# Problem to work on
Images should be left out, and everything else in the listing reproduced exactly.

# Data block
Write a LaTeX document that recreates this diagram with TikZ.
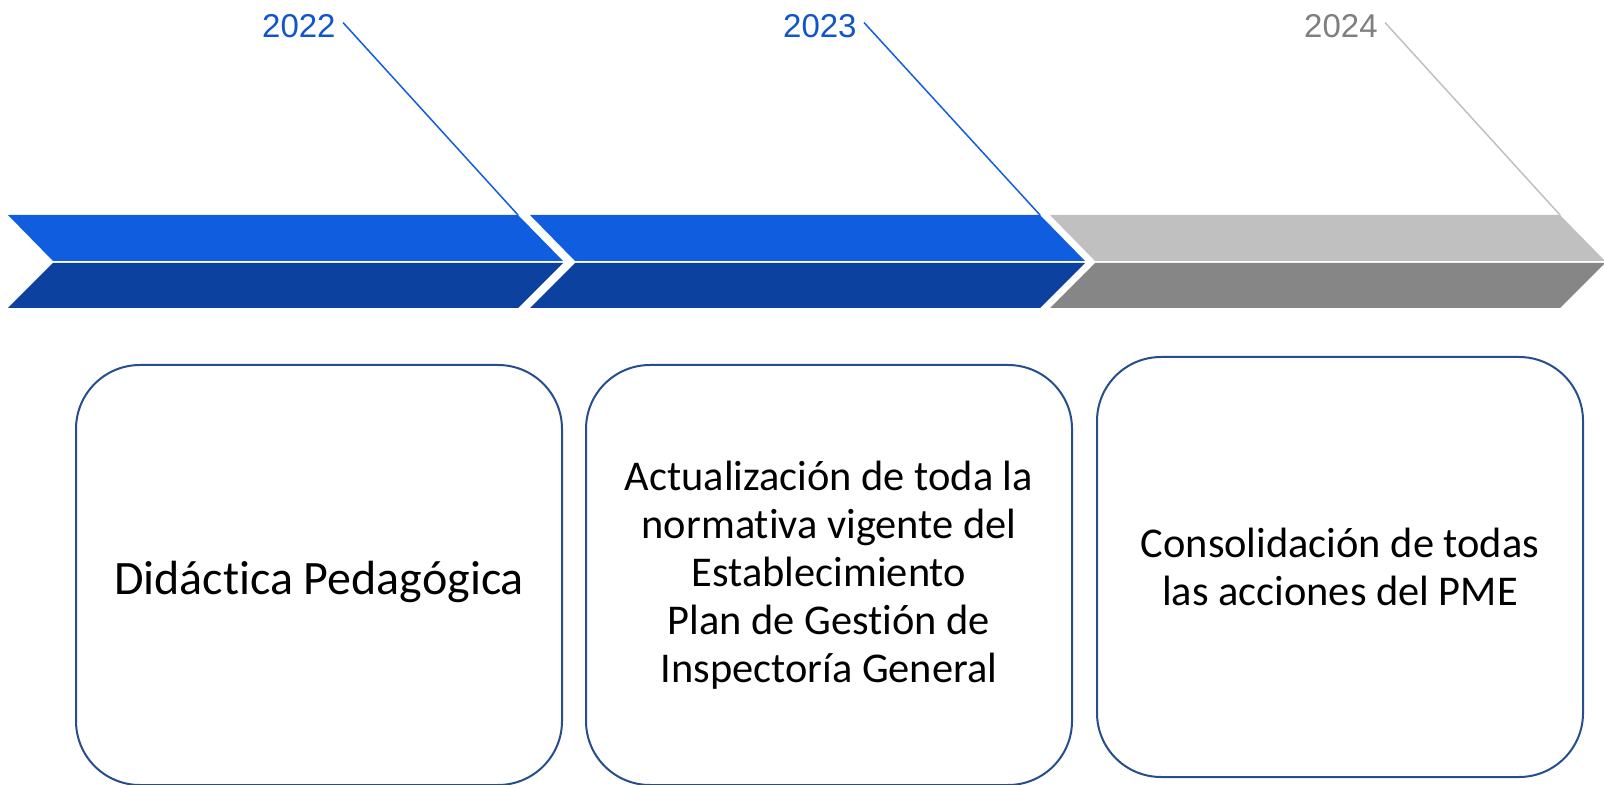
\documentclass[tikz,border=0pt]{standalone}
\usepackage{fontspec}
\setmainfont{Carlito}[Ligatures=NoCommon]
\newfontfamily\yearfont{Liberation Sans}
\usetikzlibrary{positioning}

\definecolor{bandtop}{RGB}{16,94,223}
\definecolor{bandbot}{RGB}{12,65,160}
\definecolor{greytop}{RGB}{192,192,192}
\definecolor{greybot}{RGB}{134,134,134}
\definecolor{yearblue}{RGB}{17,85,204}
\definecolor{yeargrey}{RGB}{127,127,127}
\definecolor{cardedge}{RGB}{38,78,140}

\tikzset{
  yearlabel/.style={font=\yearfont\fontsize{16.5}{19}\selectfont, inner sep=0pt, anchor=base east},
  leader/.style={line width=0.75pt},
  card/.style={draw=cardedge, line width=1pt, rounded corners=32pt,
    minimum width=243pt, minimum height=210pt, align=center,
    font=\fontsize{21.2}{24}\selectfont}
}

\begin{document}
\begin{tikzpicture}[x=0.5pt, y=-0.5pt]
\useasboundingbox (0,0) rectangle (1604,785);

% chevrons of the time line
\foreach \L/\up/\down in {8/bandtop/bandbot, 530/bandtop/bandbot, 1050/greytop/greybot}{
  \fill[\up] (\L,215) -- ++(510,0) -- ++(45,46) -- ++(-510,0) -- cycle;
  \fill[\down] (\L+45,263) -- ++(510,0) -- ++(-45,45) -- ++(-510,0) -- cycle;
}
\coordinate (end22) at (518,215);
\coordinate (end23) at (1040,215);
\coordinate (end24) at (1560,215);

% years
\node[yearlabel, text=yearblue] (y22) at (336,38) {2022};
\node[yearlabel, text=yearblue] (y23) at (857,38) {2023};
\node[yearlabel, text=yeargrey] (y24) at (1378,38) {2024};
\draw[leader, bandtop] ([shift={(3.5pt,-4pt)}]y22.north east) -- (end22);
\draw[leader, bandtop] ([shift={(3.5pt,-4pt)}]y23.north east) -- (end23);
\draw[leader, greytop] ([shift={(3.5pt,-4pt)}]y24.north east) -- (end24);

% cards
\node[card] (c22) at (319,575) {};
\node[font=\fontsize{24}{28}\selectfont] (t22) at (319,582) {Didáctica Pedagógica};
\node[card] (c23) at (829,575) {Actualización de toda la\\normativa vigente del\\Establecimiento\\Plan de Gestión de\\Inspectoría General};
\node[card] (c24) at (1340,567) {Consolidación de todas\\las acciones del PME};
\end{tikzpicture}
\end{document}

# Result of this exercise
Write a LaTeX document that recreates this diagram with TikZ.
\documentclass[tikz,border=0pt]{standalone}
\usepackage{fontspec}
\setmainfont{Carlito}[Ligatures=NoCommon]
\newfontfamily\yearfont{Liberation Sans}
\usetikzlibrary{positioning}

\definecolor{bandtop}{RGB}{16,94,223}
\definecolor{bandbot}{RGB}{12,65,160}
\definecolor{greytop}{RGB}{192,192,192}
\definecolor{greybot}{RGB}{134,134,134}
\definecolor{yearblue}{RGB}{17,85,204}
\definecolor{yeargrey}{RGB}{127,127,127}
\definecolor{cardedge}{RGB}{38,78,140}

\tikzset{
  yearlabel/.style={font=\yearfont\fontsize{16.5}{19}\selectfont, inner sep=0pt, anchor=base east},
  leader/.style={line width=0.75pt},
  card/.style={draw=cardedge, line width=1pt, rounded corners=32pt,
    minimum width=243pt, minimum height=210pt, align=center,
    font=\fontsize{21.2}{24}\selectfont}
}

\begin{document}
\begin{tikzpicture}[x=0.5pt, y=-0.5pt]
\useasboundingbox (0,0) rectangle (1604,785);

% chevrons of the time line
\foreach \L/\up/\down in {8/bandtop/bandbot, 530/bandtop/bandbot, 1050/greytop/greybot}{
  \fill[\up] (\L,215) -- ++(510,0) -- ++(45,46) -- ++(-510,0) -- cycle;
  \fill[\down] (\L+45,263) -- ++(510,0) -- ++(-45,45) -- ++(-510,0) -- cycle;
}
\coordinate (end22) at (518,215);
\coordinate (end23) at (1040,215);
\coordinate (end24) at (1560,215);

% years
\node[yearlabel, text=yearblue] (y22) at (336,38) {2022};
\node[yearlabel, text=yearblue] (y23) at (857,38) {2023};
\node[yearlabel, text=yeargrey] (y24) at (1378,38) {2024};
\draw[leader, bandtop] ([shift={(3.5pt,-4pt)}]y22.north east) -- (end22);
\draw[leader, bandtop] ([shift={(3.5pt,-4pt)}]y23.north east) -- (end23);
\draw[leader, greytop] ([shift={(3.5pt,-4pt)}]y24.north east) -- (end24);

% cards
\node[card] (c22) at (319,575) {};
\node[font=\fontsize{24}{28}\selectfont] (t22) at (319,582) {Didáctica Pedagógica};
\node[card] (c23) at (829,575) {Actualización de toda la\\normativa vigente del\\Establecimiento\\Plan de Gestión de\\Inspectoría General};
\node[card] (c24) at (1340,567) {Consolidación de todas\\las acciones del PME};
\end{tikzpicture}
\end{document}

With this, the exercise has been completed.